Massachusetts Foreclosures Reviewed Following Errors
The state’s top bank regulators said yesterday that they plan to scrutinize the foreclosures made by major national mortgage lenders in Massachusetts, following mounting reports of errors in such proceedings across the country.
Barbara Anthony, undersecretary of the Office of Consumer Affairs and Business Regulation, said the state will examine procedures to make sure lenders are following the law. The move follows decisions by Bank of America Corp. and other major lenders to temporarily freeze foreclosures in other states over concerns that errors were made.

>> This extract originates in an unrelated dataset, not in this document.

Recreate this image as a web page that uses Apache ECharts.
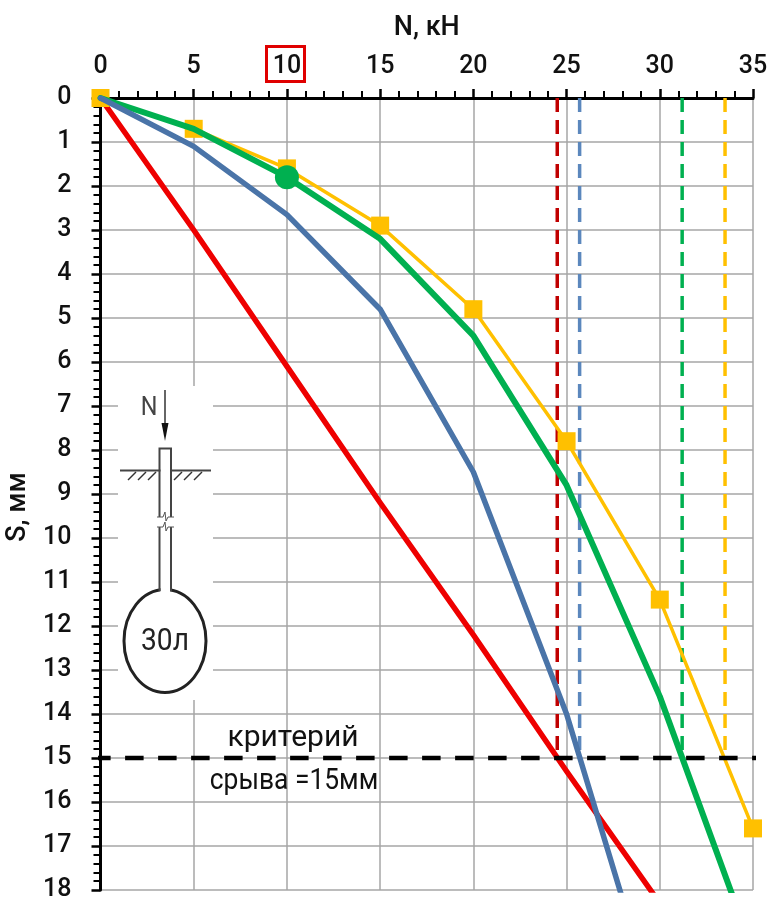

“The Massachusetts Division of Banks has extensive safeguards in place to ensure that homeowners facing foreclosure receive the strong protections they deserve,’’ said Anthony, adding that the state will “coordinate appropriate actions with federal and state enforcement authorities to ensure compliance with Massachusetts requirements.’’
Housing advocates and state officials have been calling for swift action to make sure foreclosures are being handled properly.
On Saturday, Attorney General Martha Coakley urged Bank of America and other major lenders to stop foreclosures in Massachusetts until they can prove they have complied with local law. The call came a day after Bank of America joined JPMorgan Chase & Co. and GMAC Mortgage, a part of Ally Financial, in a foreclosure slowdown in 23 states that carry out the proceedings in court.
Chase spokesman Tom Kelly said the lender stopped foreclosures last week after learning that some employees signed affidavits on loan documents without “personally having reviewed those files.’’ He said the lender did not stop procedures in Massachusetts because state law does not require similar paperwork.
Bank of America officials made their decision after a deposition surfaced from a bank executive who said she signed as many as 8,000 foreclosure documents a month without reviewing them. The deposition came from a lawsuit filed last year in US Bankruptcy Court in Massachusetts.
Bank of America officials declined to comment for this story.
James O’Connor Jr., the Fitchburg lawyer who represents Patricia Starr in bankruptcy court, said the testimony by the Bank of America executive exemplified an “industry practice’’ in which servicers sign foreclosure documents in bulk.
“It is a standard practice,’’ he said. “They don’t read them. They don’t know what they are signing. There is no notary present.’’
Housing advocates say that the situation may be worse in Massachusetts because lenders are making the same kinds of mistakes here, but there’s no judge to oversee the process. Foreclosure proceedings don’t require court approval in Massachusetts.
“The lenders are doing the exact same thing here that they are doing everywhere else,’’ said Paul Collier, a Cambridge lawyer who represents homeowners fighting foreclosures. “It’s the same liars telling the same lies.’’
Kathleen C. Engel, associate dean for intellectual life at Suffolk University Law School, said the recent controversy points out a weakness in Massachusetts law.
“Massachusetts is quite handicapped,’’ said Engel. “Massachusetts has essentially adopted a law that gives a free pass to lenders.’’
State Senator Susan Tucker, Democrat of Andover, said the Joint Committee on Housing recently considered a plan to require judicial review of foreclosures but tabled the discussion because of lack of funding.
“Unfortunately, it was just the beginning of the financial meltdown and it was impossible to get enough support for the kind of beefing up of the court system,’’ she said.
The validity of foreclosure procedures has been at issue in Massachusetts since 2009 after a Land Court ruling that two foreclosures in Springfield were invalid because ownership of the mortgages were not clear when the properties were sold.
The case addressed issues created during the housing boom as millions of mortgages nationwide were bundled into bonds and sold to investors, often resulting in a twisted paper trail that obscured ownership. Lenders would sometimes file final paperwork on a foreclosure sale, including validating ownership, after the deal was completed. The Supreme Judicial Court is expected to hear oral argument on the case this week.
Collier, who represents one of the homeowners in the Land Court case, said this week’s hearing relates directly to current questions about the foreclosure process. “It is the same kind of document falsification process that is being exposed,’’ he said.
The discussion comes as foreclosures continue to rise in Massachusetts. In August, 1,207 owners lost their homes, an 83.2 percent increase from the 659 reported during the same month in 2009, according to Warren Group, a Boston company that tracks local real estate. During the first eight months of the year, 9,887 owners lost their properties to foreclosure — surpassing the 9,269 completed foreclosures recorded during all of last year, the group said.